The scholars were joined by the First Amendment Lawyers Association as well as the Reporters Committee for Freedom of the Press to file what is known as a “friend of the court” brief. While the scholars and organizations are not parties to the lawsuit IMDb filed against the California government, they can inject their opinion into the court record if a judge allows it.
The First Amendment Lawyers, according to the filing, represent 200 attorneys in North America who represent free expression as protected by the First Amendment. The Reporters Committee is an unincorporated association of reporters and editors who work to defend First Amendment rights and freedom of information interests of the news media.
The group have taken the same position as IMDb – that the law, known as California Assembly Bill 1687, not only unfairly targets one information outlet, but is in essence censoring factual information. That’s something, the group says, courts over the decades have prevented from happening, even if the information obtained through public sources could be used in a negative way.
It’s a tough balance for the courts to have to take – the public might have a right to know, but not everything should be public. Yet, any attempt to start censoring some factual information could just turn into a massive avalanche of other censorship, the group said.
“Unless A.B. 1687 is struck down, there will be virtually no limit to the government’s ability to suppress the reporting of truthful facts by other sources, including the print media.”
“If A.B. 1687 is upheld, the California legislature could be given a blank check to enact other laws suppressing truthful information in the name of preventing unlawful conduct. Such laws could reach nearly any source of information, including the print media.

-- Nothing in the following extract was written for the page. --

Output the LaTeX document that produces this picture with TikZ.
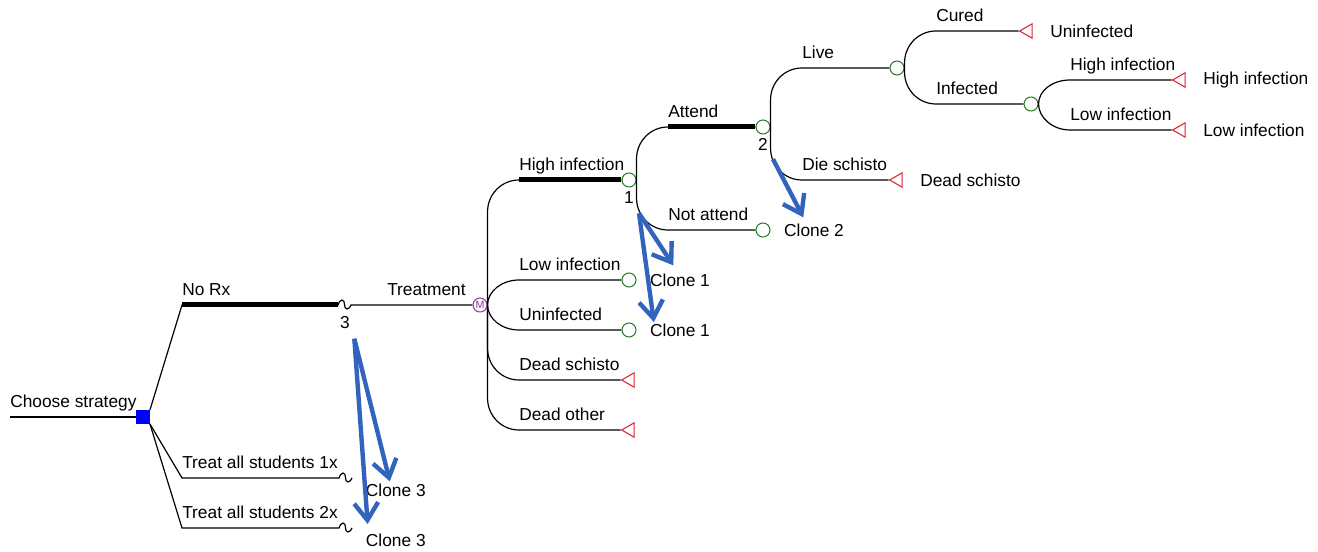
\documentclass[tikz,border=0pt]{standalone}
\usepackage{fontspec}
\setmainfont{Liberation Sans}
\usetikzlibrary{arrows.meta,positioning,shapes.geometric}

\definecolor{decblue}{RGB}{0,0,255}
\definecolor{chgreen}{RGB}{40,125,40}
\definecolor{mkvpurple}{RGB}{150,50,160}
\definecolor{termred}{RGB}{225,35,45}
\definecolor{clnblue}{RGB}{50,100,190}

\begin{document}
\begin{tikzpicture}[
  x=0.75pt,y=-0.75pt,
  every node/.style={font=\fontsize{13}{15}\selectfont},
  decision/.style={rectangle,fill=decblue,draw=decblue,minimum size=10pt,inner sep=0pt},
  chance/.style ={circle,draw=chgreen,fill=white,line width=0.8pt,
                  minimum size=10.5pt,inner sep=0pt},
  markov/.style ={circle,draw=mkvpurple,fill=white,line width=0.8pt,
                  minimum size=10.5pt,inner sep=0pt,
                  font=\fontsize{8}{8}\selectfont,text=mkvpurple},
  terminal/.style={regular polygon,regular polygon sides=3,shape border rotate=90,
                  draw=termred,fill=white,line width=0.8pt,minimum size=12.5pt,inner sep=0pt},
  ln/.style  ={line width=0.9pt},
  % branch leaving a node: vertical, quarter circle, then horizontal
  brup/.style={to path={-- ([yshift=-24pt]\tikztostart |- \tikztotarget)
                 .. controls ([yshift=-10.75pt]\tikztostart |- \tikztotarget)
                 and ([xshift=-13.25pt]\tikztotarget) .. (\tikztotarget)}},
  brdn/.style={to path={-- ([yshift=24pt]\tikztostart |- \tikztotarget)
                 .. controls ([yshift=10.75pt]\tikztostart |- \tikztotarget)
                 and ([xshift=-13.25pt]\tikztotarget) .. (\tikztotarget)}},
  shup/.style={to path={.. controls ([yshift=10pt]\tikztostart)
                 and ([xshift=-13.25pt]\tikztotarget) .. (\tikztotarget)}},
  shdn/.style={to path={.. controls ([yshift=-10pt]\tikztostart)
                 and ([xshift=-13.25pt]\tikztotarget) .. (\tikztotarget)}},
  bar/.style ={line width=3.75pt},
  lbl/.style ={anchor=base west,inner sep=0pt,yshift=7pt},
  rlbl/.style={anchor=west,inner sep=0pt},
  num/.style ={inner sep=0pt},
  cln/.style ={-{Straight Barb[length=13pt,width=18pt]},line width=3.3pt,clnblue},
  squig/.style={insert path={to[out=60,in=180] ++(4,-5) to[out=0,in=180] ++(5,9)
                             to[out=0,in=240] ++(4,-4)}}]

  % ===== decision node and its three strategies =====
  \coordinate (root) at (10,417);
  \node[decision] (D) at (143,417) {};
  \node[lbl] (l-cs) at (root) {Choose strategy};
  \draw[ln] (root) -- (D.west);

  \coordinate (nrx) at (182,305);
  \coordinate (sqa) at (338,305);
  \coordinate (t1)  at (182,478);
  \coordinate (t1e) at (339,478);
  \coordinate (t2)  at (182,528);
  \coordinate (t2e) at (339,528);

  \node[markov] (M) at (480,305) {M};

  \draw[ln] (D.north east) -- (nrx) -- (sqa) [squig] -- (M.west);
  \draw[bar] (nrx) -- (sqa);
  \draw[ln] (D.south east) -- (t1) -- (t1e) [squig];
  \draw[ln] (D.south east) -- (t2) -- (t2e) [squig];

  \node[lbl] (l-nrx) at (nrx) {No Rx};
  \node[lbl] (l-t1)  at (t1)  {Treat all students 1x};
  \node[lbl] (l-t2)  at (t2)  {Treat all students 2x};
  \node[lbl] (l-tr)  at (387,305) {Treatment};
  \node[num] (n3)    at (345,323) {3};
  \node[rlbl] (c3a) at ([xshift=20pt,yshift=-9pt]t1e) {Clone 3};
  \node[rlbl] (c3b) at ([xshift=20pt,yshift=-9pt]t2e) {Clone 3};

  % ===== Markov node: health states =====
  \coordinate (hi) at (519,180);
  \coordinate (lo) at (519,280);
  \coordinate (un) at (519,330);
  \coordinate (ds) at (519,380);
  \coordinate (do) at (519,430);
  \node[chance]   (N1) at (629,180) {};
  \node[chance]   (N5) at (629,280) {};
  \node[chance]   (N6) at (629,330) {};
  \node[terminal] (T1) at (630,380) {};
  \node[terminal] (T2) at (630,430) {};

  \draw[ln] (M.east) to[brup] (hi) -- (N1.west);
  \draw[bar] (hi) -- (N1.west);
  \draw[ln] (M.east) to[shup] (lo) -- (N5.west);
  \draw[ln] (M.east) to[shdn] (un) -- (N6.west);
  \draw[ln] (M.east) to[brdn] (ds) -- (T1.west);
  \draw[ln] (M.east) to[brdn] (do) -- (T2.west);

  \node[lbl] (l-hi) at (hi) {High infection};
  \node[lbl] (l-lo) at (lo) {Low infection};
  \node[lbl] (l-un) at (un) {Uninfected};
  \node[lbl] (l-ds) at (ds) {Dead schisto};
  \node[lbl] (l-do) at (do) {Dead other};
  \node[num, below=3pt of N1] (n1) {1};
  \node[rlbl, right=10pt of N5] (c1a) {Clone 1};
  \node[rlbl, right=10pt of N6] (c1b) {Clone 1};

  % ===== attendance =====
  \coordinate (att) at (668,127);
  \coordinate (nat) at (668,230);
  \node[chance] (N2) at (763,127) {};
  \node[chance] (N7) at (763,230) {};
  \draw[ln] (N1.east) to[brup] (att) -- (N2.west);
  \draw[bar] (att) -- (N2.west);
  \draw[ln] (N1.east) to[brdn] (nat) -- (N7.west);
  \node[lbl] (l-att) at (att) {Attend};
  \node[lbl] (l-nat) at (nat) {Not attend};
  \node[num, below=3pt of N2] (n2) {2};
  \node[rlbl, right=10pt of N7] (c2) {Clone 2};

  % ===== survival and outcome =====
  \coordinate (live) at (802,68);
  \coordinate (die)  at (802,180);
  \node[chance]   (N3) at (897,68) {};
  \node[terminal] (T3) at (898,180) {};
  \draw[ln] (N2.east) to[brup] (live) -- (N3.west);
  \draw[ln] (N2.east) to[brdn] (die) -- (T3.west);
  \node[lbl] (l-live) at (live) {Live};
  \node[lbl] (l-die)  at (die)  {Die schisto};
  \node[rlbl, right=13pt of T3] (o-ds) {Dead schisto};

  \coordinate (cur) at (936,31);
  \coordinate (inf) at (936,104);
  \node[terminal] (T4) at (1028,31) {};
  \node[chance]   (N4) at (1031,104) {};
  \draw[ln] (N3.east) to[brup] (cur) -- (T4.west);
  \draw[ln] (N3.east) to[brdn] (inf) -- (N4.west);
  \node[lbl] (l-cur) at (cur) {Cured};
  \node[lbl] (l-inf) at (inf) {Infected};
  \node[rlbl, right=13pt of T4] (o-un) {Uninfected};

  \coordinate (hinf) at (1070,80);
  \coordinate (linf) at (1070,130);
  \node[terminal] (T5) at (1181,80) {};
  \node[terminal] (T6) at (1181,130) {};
  \draw[ln] (N4.east) to[shup] (hinf) -- (T5.west);
  \draw[ln] (N4.east) to[shdn] (linf) -- (T6.west);
  \node[lbl] (l-hinf) at (hinf) {High infection};
  \node[lbl] (l-linf) at (linf) {Low infection};
  \node[rlbl, right=13pt of T5] (o-hi) {High infection};
  \node[rlbl, right=13pt of T6] (o-lo) {Low infection};

  % ===== clone links (blue) =====
  \draw[cln] ([xshift=7pt,yshift=-7pt]n3.south) -- ([xshift=-4.5pt,yshift=1.5pt]c3a.north);
  \draw[cln] ([xshift=7pt,yshift=-7pt]n3.south) -- ([xshift=1.5pt,yshift=7pt]c3b.north west);
  \draw[cln] ([xshift=7.5pt,yshift=-7pt]n1.south) -- ([xshift=-5pt,yshift=6pt]c1a.north);
  \draw[cln] ([xshift=7.5pt,yshift=-7pt]n1.south) -- ([xshift=3pt,yshift=1pt]c1b.north west);
  \draw[cln] ([xshift=7.5pt,yshift=-6pt]n2.south) -- ([xshift=-8pt,yshift=4.5pt]c2.north);

  \useasboundingbox (0,0) rectangle (1318,552);
\end{tikzpicture}
\end{document}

“For example, the legislative history of A.B. 1687 shows that, in addition to age discrimination, the legislature was also concerned about sex discrimination against women. If the government can suppress age information in fear of age discrimination, then surely the government can suppress sex information in the fear of sex discrimination.”
“The list of facts that could be suppressed in the name of preventing discrimination is limitless.”
The group adds that we are in an age where social media has helped provide a platform for false news. If the government can suppress the reporting of “truthful facts,” it will be impossible to fight false news.
California has responded to the suit, claiming sovereign immunity. Under those laws, state governments can’t be sued unless they consent to it. However, courts have ruled in the past that sovereign immunity does not apply when challenging the constitutionality of a law, so if IMDb’s challenge holds up to court scrutiny, it’s unlikely that defense will hold water.
This past week, Hollywood’s largest actors union SAG-AFTRA has demanded to be included in the lawsuit as a defendant. The union and its president, Gabrielle Carteris, have been strong advocates of the law as a way to combat rampant age discrimination in Hollywood.
Judge Vince Chhabria has yet to rule on that motion. However, a hearing is scheduled for Feb. 16 in San Francisco not just on these issues, but also on IMDb’s request for an emergency temporary injunction that would delay the law’s enforcement while the case makes its way through court.
The law, however, went into effect Jan. 1 after being signed by Gov. Jerry Brown last year.